Veteran voice over talent and teacher, Wren Ross, speaks of the acting side of the craft. "It's the most intimate form of acting you can do," Ross says. "Voice over talent should know how to communicate and understand that the contact you have is more important than the content. People will listen to you if you have strong intentions." And these intentions show up in the color, inflection and sincerity of the voice while relating copy. "A performer needs to be comfortable in their own voice. It's not just a matter of talking into a microphone."

"Commercials are very philosophical right now," Ross reflects. "It's clear that people are looking for something that has more substance, and a voice over talent needs to have some substance as well."

And then there's the business end of it: making contacts, joining the Union, self-promotion... "The people who don't want it badly enough lose interest," Berkman cautions, "but those who do — they go after it with a vengence! It's a very competitive business."

"It's relative expensive to get started," says veteran voice master, Sonny Default. "You have to take lessons, get a good demo, and then, if you're serious, doing it."

Wren Ross, one of the "best and most ambitious" in town concurs, "It takes a long time to break into this business. I've paid my dues and now most of my work comes from my reputation." Ross's national spots include Marshall's, Bausch and Lomb, and Sunglasses Hut International. In addition to working in radio and television she has also done voice over narratives for the Museum of Science and the New York Stock Exchange, and has even left her voiceprint on voice mail systems across the country.

"In Boston you have to do your own marketing," Ross says. "You have to develop contacts with ad agencies, production companies, sound studios, corporate and freelance producers, and you have to develop your own data base as well as follow up marketing."

Currently it is possible to find steady work doing voice over in New England, if one perseveres. "We're constantly busy here," Berkman says of Soundtrack. "I've noticed an increase because of all the 'dot.coms' and interactive CD-ROMs. Also, industrial work is being expanded for website development."

Kevin Fennessy, casting director of Kevin Fennessy Casting, agrees.
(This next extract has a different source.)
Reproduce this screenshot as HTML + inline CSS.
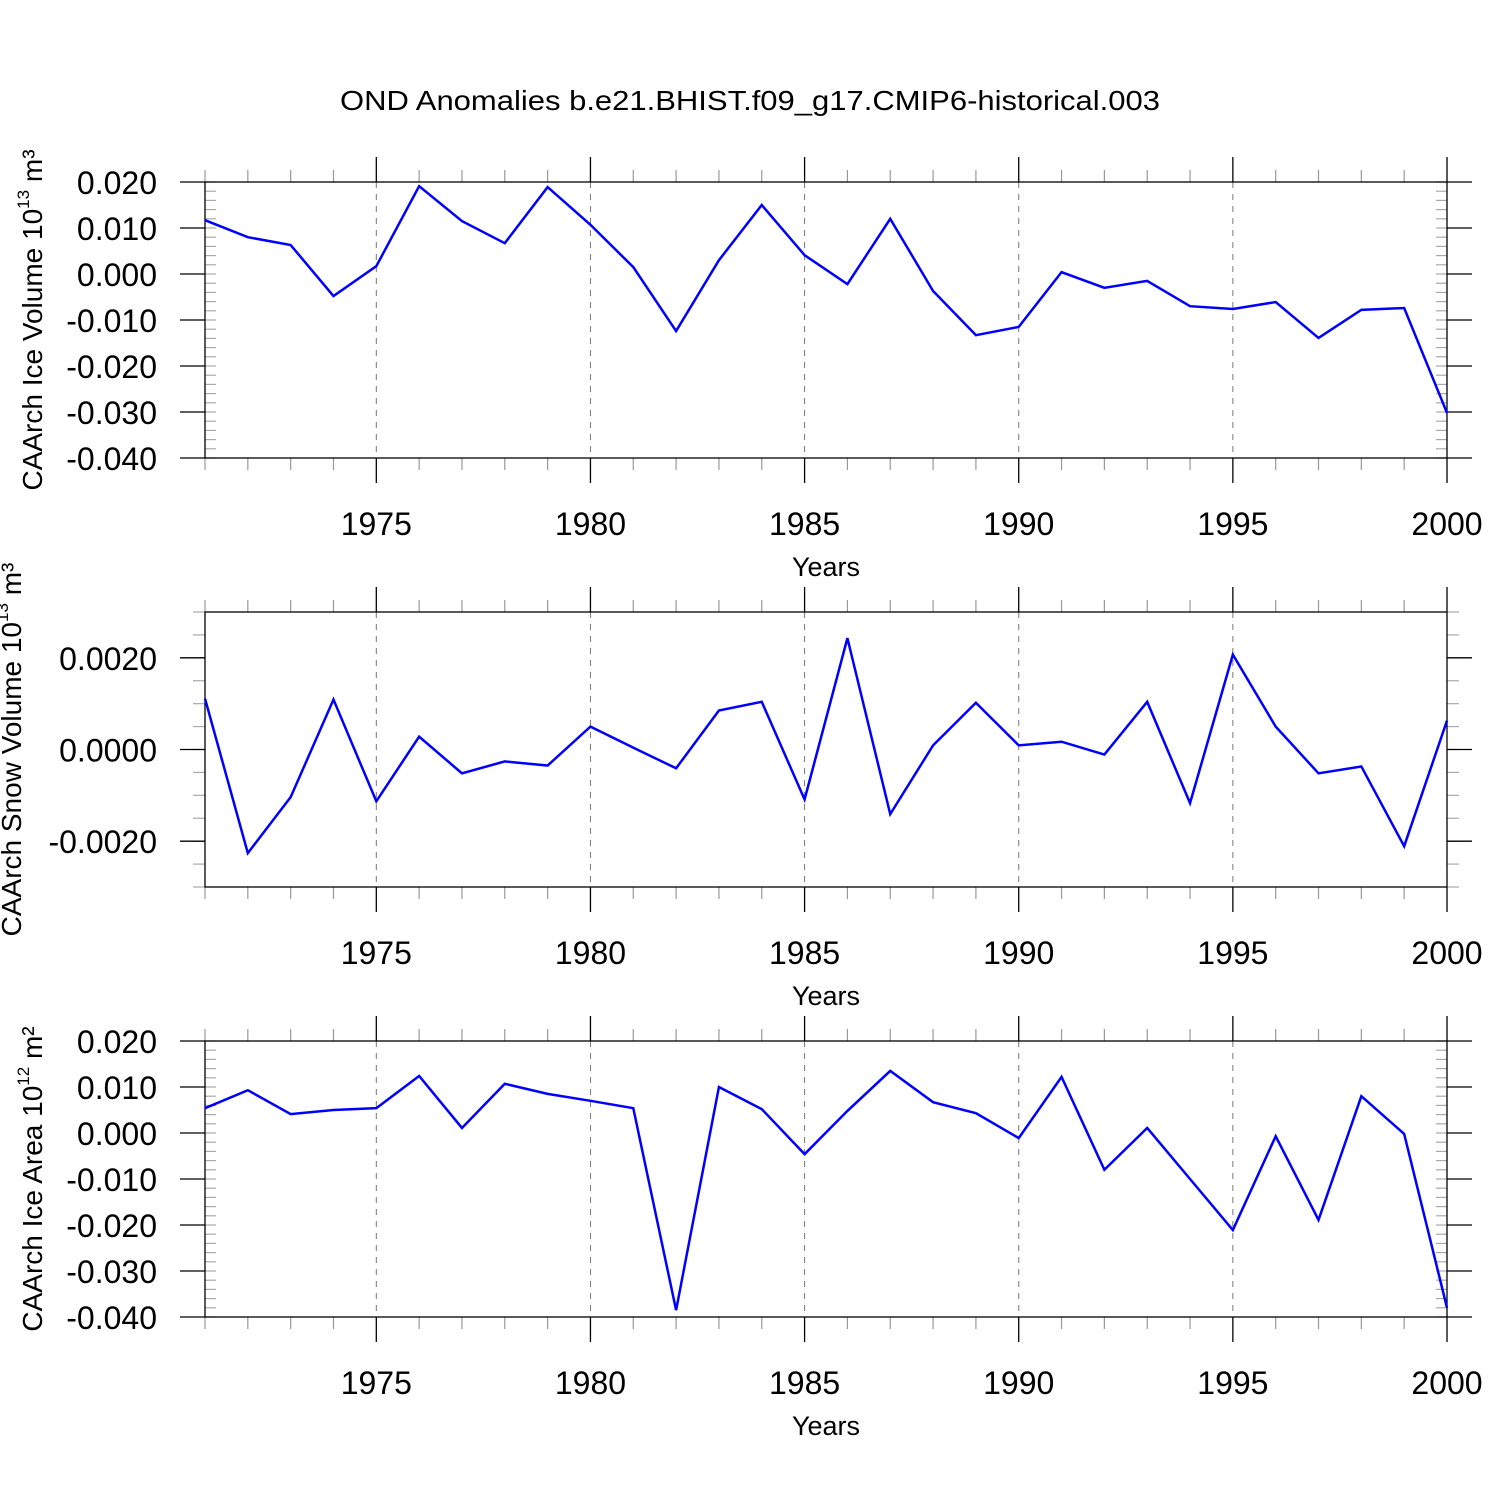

Although Fennessy has had experience casting voice over talent, he says, "it is the smallest area of work that comes through my office." The main casting agency for voice over talent in New England is Tighe and Doyle, who also have a New York office. But the vast majority of talent have no affiliation with casting agencies.

David Porter, project manager and engineer at Sound Techniques recording studio, would like to see casting agencies sprout up around New England. "We try to cast new talent at Sound Techniques whenever possible, but it's more of an extended service. What this town could use is the development of new talent that will stay here. Clients think they've exhausted their possibilities here, but that's not true. There's just not enough representation in Boston. Most of the talents do their own legwork. In New York you've got casting agents that have contacts with production and advertising agencies. Down there you could pull a session together in an hour if you had to. You can't do that so easily in Boston. They (voice over talent) are on their own."

"The bottom line," Fennessy says, "is if you want to get work, you have to have a ood demo. The quality is really important because you'll be competing with people who have actually worked in the field." Fennessy points out, "A homemade tape isn't really going to help you."

When Berkman receives a voice over demo at Soundtrack she listens for "good tone, flexibility, whether they can do a natural read, a retail sell, what the level of their acting ability is, can they do characters? Is there anything about the voice that captures your attention."

Although the final choice of talent is left up to the client, Berkman and Soundtrack Recording continue to promote local talent. "We've been very generous to talent in the area. Periodically we run open mike nights to get local actors in here to audition on the mike. This is only open to union talent who have not produced their demos yet. We'll record them, keep them on file, and call them in to audition for clients. Sometimes it's all the encouragement they need."

But, even if the demo tape is well-produced, and voice over skills are sharp, there is no guarantee you'll be working tomorrow. Advertising agencies and their clients seem to like New York. To those who are laying down a big budget, they still believe they'll get their money's worth with New York talent.

But now, with ISDN, a client can hire New York talent and record them here in a Boston studio without any loss of sound quality. "All you have to do," says Porter, "is call 'em up on the phone. It's more efficient in terms of budget — it's not cheap, but it's useful. It's definitely shifted things in the industry." Peter continues, "For every job we lose to another city, there's also work we gain. The client now has more options and, ideally, so does the local talent."

ISDN has made recording more convenient for the client and the talent, but according to Porter, an engineer has less control over a recording session. "It opens up the session to variables that are outside of your control. When the talent is in (my) studio I have access to every detail from mike placement, EQs, how the talent is dealing with the mike...but ultimately the sound is just as good — and the (ISDN) boxes also help keep talent in town."

And what exactly is a good voice? There are just as many answers to this question as there are voices on this earth. It might be nice to be represented by a mellifluous, unique, or flexible voice — but those in the industry agree that the best voice is the one that gets heard.